The Rev Richard Kirker
London E1
As an atheist, I agree with most of the anti-Christian comments made by Katy Guest ("Campbell's doing God after all, and it's my idea of hell", 17 January). But in her diatribe on the oxymoron of Christian logic she did not mention Islam, which has bigotry, illogic and intolerance to the power of 10 over any other faith.
Michael R Gordon
Bewdley, Worcestershire
God does not need a PR: his emissaries, as Emily Dugan observes in her excellent article on street pastors ("A night on the town: Vomit, violence and God", 17 January), are hard at work "armed not with Bibles, but with sick bags, flip-flops and first aid". Caring for the drunk, drugged and distressed, they are unconcerned with dogma, but are simply kind and selfless. And that, in my experience, is what the vast majority of Christians are.
Diana Harold
Liverpool
Hugh O'Shaughnessy notes recent shifts in the American policy on drugs, but there is an ongoing move towards greater securitisation of the drug "threat" and fusion with the "war on terror" ("US waves white flag in disastrous 'war on drugs'", 17 January). The New York Times reports that the US attorney for Manhattan is to combine the units tasked with prosecuting international narcotics and terrorism cases. Last summer, it was revealed that the US had placed 50 drug traffickers suspected of financing the Taliban on a "kill list", equating smugglers with insurgents. And while some US agents may have been removed from Latin America, US-funded aerial fumigation of coca continues, with spray planes accompanied by military helicopters.
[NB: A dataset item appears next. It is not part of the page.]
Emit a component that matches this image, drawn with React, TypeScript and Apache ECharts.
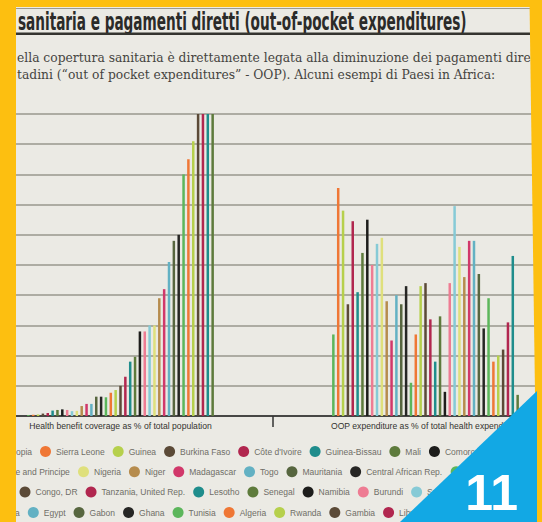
import React, { useEffect, useRef } from "react";
import * as echarts from "echarts";

// ---------- data ----------
const countries = [
  "Ethiopia", "Sierra Leone", "Guinea", "Burkina Faso", "Côte d'Ivoire", "Guinea-Bissau", "Mali", "Comoros", "Uganda",
  "Sao Tome and Principe", "Nigeria", "Niger", "Madagascar", "Togo", "Mauritania", "Central African Rep.", "Mozambique", "Kenya", "Benin",
  "Congo, DR", "Tanzania, United Rep.", "Lesotho", "Senegal", "Namibia", "Burundi", "Sudan", "Morocco", "Cape Verde",
  "Zambia", "Egypt", "Gabon", "Ghana", "Tunisia", "Algeria", "Rwanda", "Gambia", "Libya", "Botswana", "Seychelles",
];

// Health benefit coverage as % of total population
const coverage = [
  0.3, 0.4, 0.5, 0.8, 1.0, 1.8, 2.0, 2.2, 2.0,
  1.6, 1.7, 3.3, 4.0, 4.0, 6.4, 6.4, 6.2, 7.7, 8.6,
  10, 13, 18, 19.6, 28, 28, 30, 30, 39,
  42, 51, 58, 60, 80, 85, 91, 100, 100, 100, 100,
];

// OOP expenditure as % of total health expenditure
const oop = [
  27, 75.5, 68, 37, 64.5, 41, 54, 65, 50,
  57, 59, 38, 25, 40, 37, 43, 11, 27, 43,
  44, 32, 18, 33, 8, 44, 69.5, 56, 46,
  58, 58, 47, 29, 39, 18, 20, 22, 31, 53, 7,
];

const categories = [
  "Health benefit coverage as % of total population",
  "OOP expenditure as % of total health expenditure",
];

const legendRows = [
  countries.slice(0, 9),
  countries.slice(9, 19),
  countries.slice(19, 28),
  countries.slice(28, 39),
];

const palette = [
  "#5cb65b", "#ef7735", "#b6d04c", "#5b4a37", "#b1274f", "#1f8d8c", "#5e7b3c", "#1d1d1b",
  "#ee7c93", "#86cad6", "#dfe07c", "#b68c4d", "#d1386a", "#63b1c3", "#57663f", "#262624",
];

const titleText = "sanitaria e pagamenti diretti (out-of-pocket expenditures)";
const subtitleLines = [
  "ella copertura sanitaria è direttamente legata alla diminuzione dei pagamenti dire",
  "tadini (“out of pocket expenditures” - OOP). Alcuni esempi di Paesi in Africa:",
];
const badgeText = "11";

const yMin = 0;
const yMax = 100;
const yInterval = 10;

// ---------- styles ----------
const SANS = '"Liberation Sans", Arial, sans-serif';
const COND = '"DejaVu Sans Condensed", "Liberation Sans", sans-serif';
const SERIF = '"DejaVu Serif", "Liberation Serif", serif';
const BG = "#ebeae4";
const YELLOW = "#fdbf10";
const BLUE = "#12a8e4";
// the chart canvas starts 32px left of the visible page (the photo is cropped)
const OX = 32;
const CHART_W = 610;

function measure(text: string, font: string): number {
  const ctx = document.createElement("canvas").getContext("2d");
  if (!ctx) return text.length * 5;
  ctx.font = font;
  return ctx.measureText(text).width;
}

export default function App() {
  const ref = useRef<HTMLDivElement>(null);

  useEffect(() => {
    document.body.style.margin = "0";
    document.body.style.overflow = "hidden";
    document.body.style.background = BG;
    if (!ref.current) return;
    const chart = echarts.init(ref.current, undefined, { renderer: "svg" });

    const legendSize = 8.5;
    const legendFont = `${legendSize}px ${SANS}`;
    const itemW = 11;
    const itemGap = 8;
    const itemSpan = (name: string) => itemW + 5 + measure(name, legendFont) + itemGap;
    const legendLefts = [
      45.5 - 5.5 - itemSpan(legendRows[0][0]),
      83.5 - 5.5 - itemSpan(legendRows[1][0]),
      19.5,
      33.3 - 5.5 - itemSpan(legendRows[3][0]),
    ].map((v) => v + OX);
    const legendTops = [446, 466.2, 486.5, 507];

    const titleFont = `bold 25px ${COND}`;
    const titleScale = 449 / measure(titleText, titleFont);
    const subFont = `12px ${SERIF}`;
    const subScale = 514 / measure(subtitleLines[0], subFont);

    const option: any = {
      animation: false,
      backgroundColor: BG,
      grid: { left: 0, right: 0, top: 114, bottom: 106, containLabel: false },
      xAxis: {
        type: "category",
        data: categories,
        axisLine: { lineStyle: { color: "#262626", width: 1.5 } },
        axisTick: { show: true, length: 11, lineStyle: { color: "#333", width: 1.5 } },
        axisLabel: { margin: 5, fontFamily: SANS, fontSize: 8.6, color: "#33332f" },
      },
      yAxis: {
        type: "value",
        min: yMin,
        max: yMax,
        interval: yInterval,
        axisLabel: { show: false },
        axisLine: { show: false },
        axisTick: { show: false },
        splitLine: { lineStyle: { color: "#adaca3", width: 1.8 } },
      },
      legend: legendRows.map((row, i) => ({
        data: row,
        left: legendLefts[i],
        top: legendTops[i],
        orient: "horizontal",
        width: 1400,
        padding: 0,
        itemGap,
        itemWidth: itemW,
        itemHeight: itemW,
        icon: "circle",
        selectedMode: false,
        textStyle: { fontFamily: SANS, fontSize: legendSize, color: "#6f6e67" },
      })),
      series: countries.map((name, i) => ({
        name,
        type: "bar",
        data: [coverage[i], oop[i]],
        barWidth: 2.5,
        barGap: "94%",
        silent: true,
        itemStyle: { color: palette[i % palette.length] },
      })),
      graphic: {
        elements: [
          { type: "line", z: 100, shape: { x1: 16 + OX, y1: 8.5, x2: 531 + OX, y2: 8.5 }, style: { stroke: "#9b9a92", lineWidth: 1 } },
          {
            type: "text", z: 100, x: 18 + OX, y: 21.5, scaleX: titleScale, scaleY: 1,
            style: { text: titleText, fontFamily: COND, fontWeight: "bold", fontSize: 25, fill: "#2b2b29", verticalAlign: "middle" },
          },
          { type: "line", z: 100, shape: { x1: 16 + OX, y1: 33.8, x2: 531 + OX, y2: 33.8 }, style: { stroke: "#34342f", lineWidth: 2.4 } },
          {
            type: "text", z: 100, x: 17 + OX, y: 58.5, scaleX: subScale, scaleY: 1,
            style: { text: subtitleLines[0], fontFamily: SERIF, fontSize: 12, fill: "#45443f", verticalAlign: "middle" },
          },
          {
            type: "text", z: 100, x: 17 + OX, y: 75.5, scaleX: subScale, scaleY: 1,
            style: { text: subtitleLines[1], fontFamily: SERIF, fontSize: 12, fill: "#45443f", verticalAlign: "middle" },
          },
          { type: "rect", z: 200, shape: { x: 0, y: 0, width: 16 + OX, height: 522 }, style: { fill: YELLOW } },
          { type: "rect", z: 200, shape: { x: 0, y: 0, width: CHART_W, height: 7 }, style: { fill: YELLOW } },
          { type: "polygon", z: 200, shape: { points: [[529.5 + OX, 0], [CHART_W, 0], [CHART_W, 522], [536.8 + OX, 522]] }, style: { fill: YELLOW } },
          { type: "polygon", z: 210, shape: { points: [[400 + OX, 522], [537 + OX, 522], [537 + OX, 391]] }, style: { fill: BLUE } },
          {
            type: "text", z: 220, x: 518 + OX, y: 493,
            style: { text: badgeText, fontFamily: SANS, fontWeight: "bold", fontSize: 50, fill: "#ffffff", align: "right", verticalAlign: "middle" },
          },
        ],
      },
    };

    chart.setOption(option);
    return () => chart.dispose();
  }, []);

  return (
    <div
      ref={ref}
      style={{ position: "fixed", left: -OX, top: 0, width: CHART_W, height: 522, background: BG }}
    />
  );
}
While the US may have taken the lead in the drug war, it has taken the complicity of almost every state on the planet to carry it off. In country after country, people who are drug dependent are routinely denied treatment, to fight the same "threat" that justifies, in some places, torture, imprisonment without trial, and executions. The macro-economic scale of the drug trade – the basis of its ability to pose a global threat – is an unavoidable function of prohibition. The global fight against drugs goes on. But the enemy is not "invisible". We are at war with ourselves.
Damon Barrett
International Centre on Human Rights and Drug Policy
London EC1
The Building Schools for the Future programme is committed to the refurbishment of existing school buildings or other suitable premises where appropriate ("Historic schools gain ally against the bulldozers", 17 January). It works on the model of 50 per cent new build, 35 per cent major refurbishment, and 15 per cent minor remodelling. New-build schools are an antidote to schools that are no longer fit for purpose. It is a simplification to suggest that the majority of new-build BSF schools will see historic buildings razed. In many cases, BSF is a way to replace postwar schools in a shocking state of repair where no parent would want their child to learn and no teacher should have to teach.
Tim Byles CBE
Chief Executive Partnerships for Schools
London SW1
In his review of On the Move at the Estorick Collection (17 January), Charles Darwent stated that the pioneer of the moving image Eadweard Muybridge was "born, disappointingly, in Kingston upon Thames". He fails to state whether the place of Muybridge's birth was a disappointment to the child's parents, to the artist himself, or simply to the parochial sensibilities of a journalist 180 years after the event... All rather disappointing.
Bruce McDonald
via email
How painful it must be for your cartoonist, Schrank, to see the world in such concise and accurate terms (17 January). He should repeat his image of Haitians appealing for aid while bankers shout for bonuses, for the bosses of the 10 biggest banks – for the walls of their boardrooms. They say art and industry are natural companions.